The goal of this project is to study whether reinforcement learning at test time can improve model performance when supervision is limited or partially synthetic, and to understand under which conditions such improvements are most effective.
The project is structured in two stages. First, a synthetic supervision pipeline is constructed for an internal entity classification dataset. A small language model (approximately 3–8B parameters) of sufficient baseline quality is selected, and an artificial label generation tool is implemented. The quality of the generated labels is evaluated by comparing them against available gold annotations, with the aim of understanding their reliability and biases.
Second, reinforcement learning experiments are conducted using a policy-optimization (PO) framework of choice. Two training settings are compared: (1) training and adapting the model using only synthetic data, with evaluation before and after adaptation; and (2) training on real labeled data followed by additional adaptation using synthetic data, with evaluation both during training and at test time.

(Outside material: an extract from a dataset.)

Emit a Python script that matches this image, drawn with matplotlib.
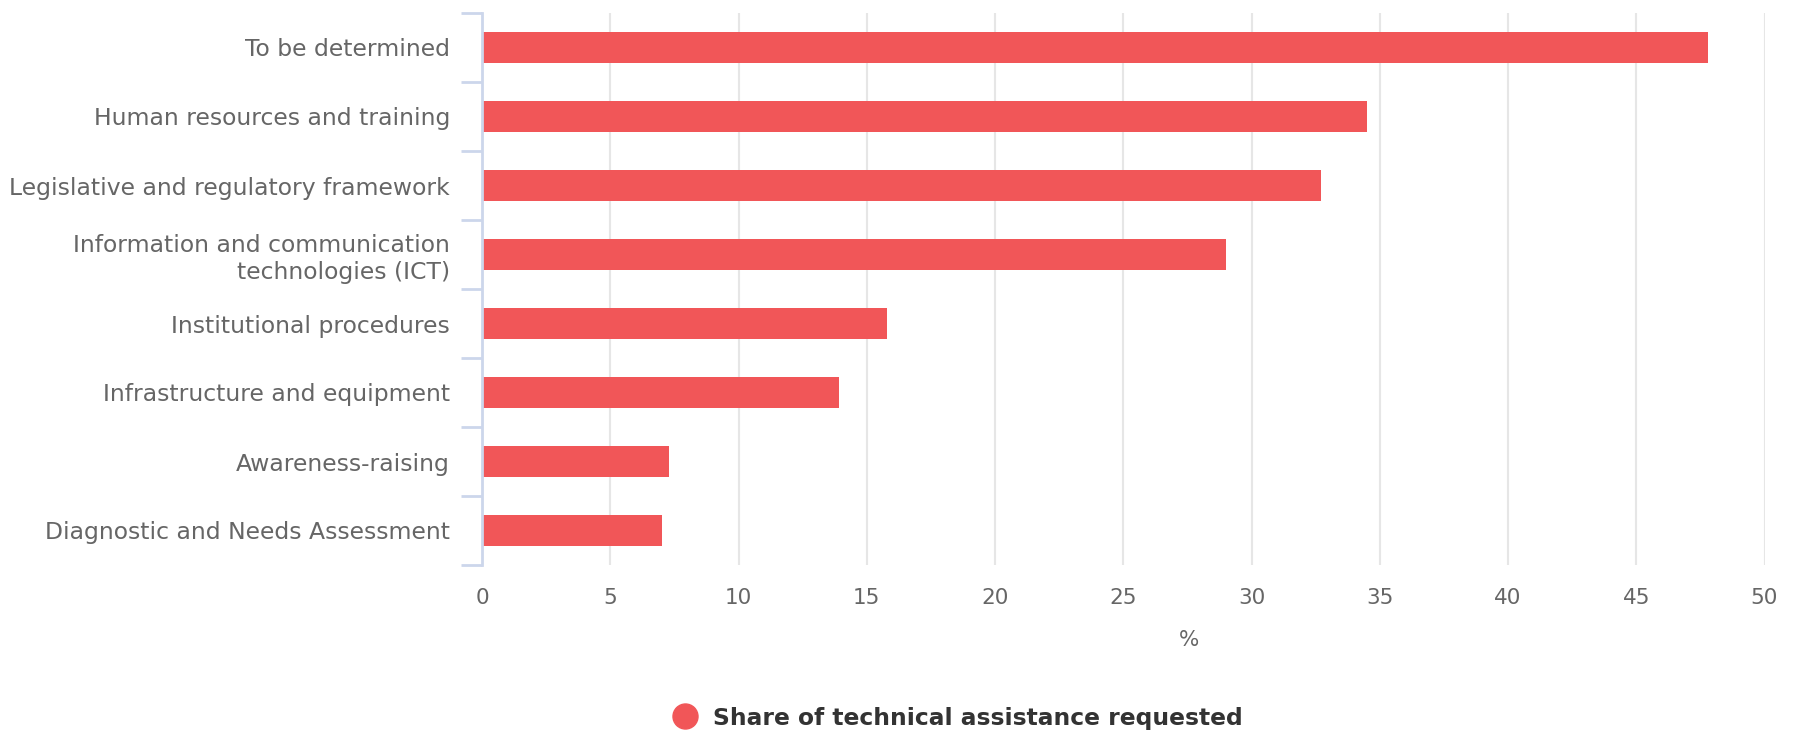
import numpy as np
import matplotlib.pyplot as plt
from matplotlib.lines import Line2D

# datos
categorias = ['To be determined',
              'Human resources and training',
              'Legislative and regulatory framework',
              'Information and communication\ntechnologies (ICT)',
              'Institutional procedures',
              'Infrastructure and equipment',
              'Awareness-raising',
              'Diagnostic and Needs Assessment']
valores = [47.8, 34.5, 32.7, 29.0, 15.8, 13.9, 7.3, 7.0]
serie = 'Share of technical assistance requested'
xticks = [0, 5, 10, 15, 20, 25, 30, 35, 40, 45, 50]

rojo = '#f15658'
gris = '#666666'

fig = plt.figure(figsize=(17.97, 7.34), dpi=100)
ax = fig.add_axes([482/1797, 1-565/734, (1764.5-482)/1797, (565-13)/734])

y = np.arange(len(categorias))
ax.barh(y, valores, height=0.45, color=rojo, zorder=3)

ax.set_xlim(0, 50)
ax.set_ylim(len(categorias)-0.5, -0.5)
ax.set_xticks(xticks)
ax.set_xticklabels([str(t) for t in xticks], fontsize=15.5, color=gris)
ax.tick_params(axis='x', length=0, pad=16.5)
ax.xaxis.grid(True, color='#e6e6e6', linewidth=1.5, zorder=0)

# etiquetas en el centro, marcas en los limites
ax.set_yticks(y)
ax.set_yticklabels(categorias, fontsize=16.9, color=gris, linespacing=1.2)
ax.tick_params(axis='y', which='major', length=0, pad=23)
ax.set_yticks(np.arange(-0.5, len(categorias)), minor=True)
ax.tick_params(axis='y', which='minor', length=15, width=2, color='#ccd6eb')

for s in ['top', 'right', 'bottom']:
    ax.spines[s].set_visible(False)
ax.spines['left'].set_color('#ccd6eb')
ax.spines['left'].set_linewidth(2)
ax.spines['left'].set_zorder(4)

ax.text(27.55, -(640-565)/(565-13), '%', transform=ax.get_xaxis_transform(),
        fontsize=15.5, color=gris, ha='center', va='center')

h = [Line2D([], [], marker='o', ls='', color=rojo, markersize=18)]
fig.legend(h, [serie], loc='center', bbox_to_anchor=(958/1797, 1-718/734),
           frameon=False, prop={'size': 16.8, 'weight': 'bold'}, labelcolor='#333333',
           handletextpad=0.7, handlelength=1.0)

plt.savefig('out.png')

The expected outcome is a clear empirical assessment of whether synthetic supervision is beneficial for test-time reinforcement learning and how its impact depends on the model’s initial training state.
Basic proficiency in Python and experience running machine learning experiments.
General familiarity with machine learning and deep learning concepts.
Introductory understanding of language models and common fine-tuning or adaptation techniques.
Willingness to read research papers and implement existing methods or frameworks.
Readiness to work with synthetic and real datasets, run training and evaluation loops, and analyze results.
Interest in experimental study of training strategies and their impact on model performance.